In most cases, data is used to increase profitability in one way or another. It can also be used to protect health and safety. It can be used in scientific studies to discover new things or confirm current theories. But in the end, it is the story that the huge mounds of data tell that makes the whole data solution worth its keep.

Data Visualization

Okay, so we have collected, stored and analyzed data. A lot of it. Good job! There does, however, remain one final, key step in the whole solution. We need to get the summations, metrics, and whatever analyses we have run, and present these to the end users - and these end users are almost certainly a mixed group of people. Some may have statistical and data knowledge. Most will not. Some may understand logarithmic graphs, histograms, box and whisker charts, but for many these widgest may only confuse the story. Choosing the right tools and visualizations are key in completing the data solution and presenting an understandable, lucid story to the interested parties.

Sometimes, the data is clear enough to the end users, that it simply needs to be presented in the right set of widgets. In a manufacturing context, the shop floor supervisor needs to see that the machinery is operating within acceptable tolerances. The saftey person needs to see that proper protocols are being observed, or that hazards are being avoided or tackled immediately. The inventory people need to see that the right amount of raw material is coming in and getting stored in the right places, and that the right amount of product is headed out the door.

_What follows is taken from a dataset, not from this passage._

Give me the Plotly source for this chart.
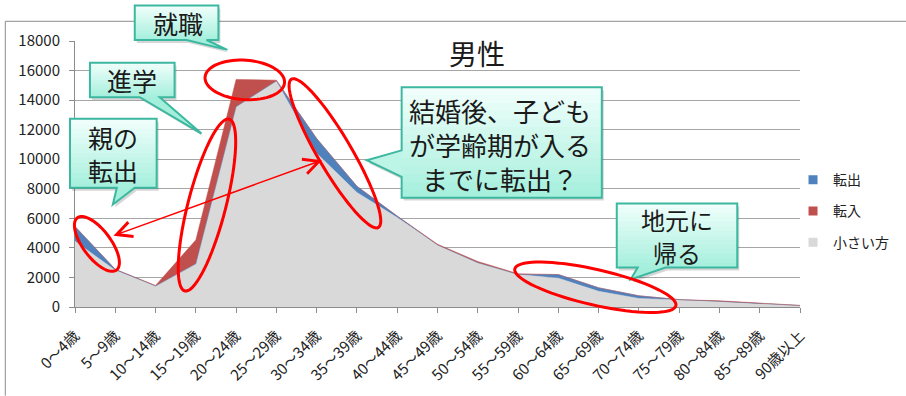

The list goes on and on, but key to the data solution is providing the right data to the right people in the right context, so that the message is broadcast, and the right actions can therefore be taken in response. In many cases, this data story is far more than a nice convenience - it may be the factor that determines whether a person is injured, or if a colossal amount of money is lost. Data, properly collected, stored, analyzed and presented, must be recognized as a game changer in a company's effectiveness, and a differentiator in competing successully in todays's world.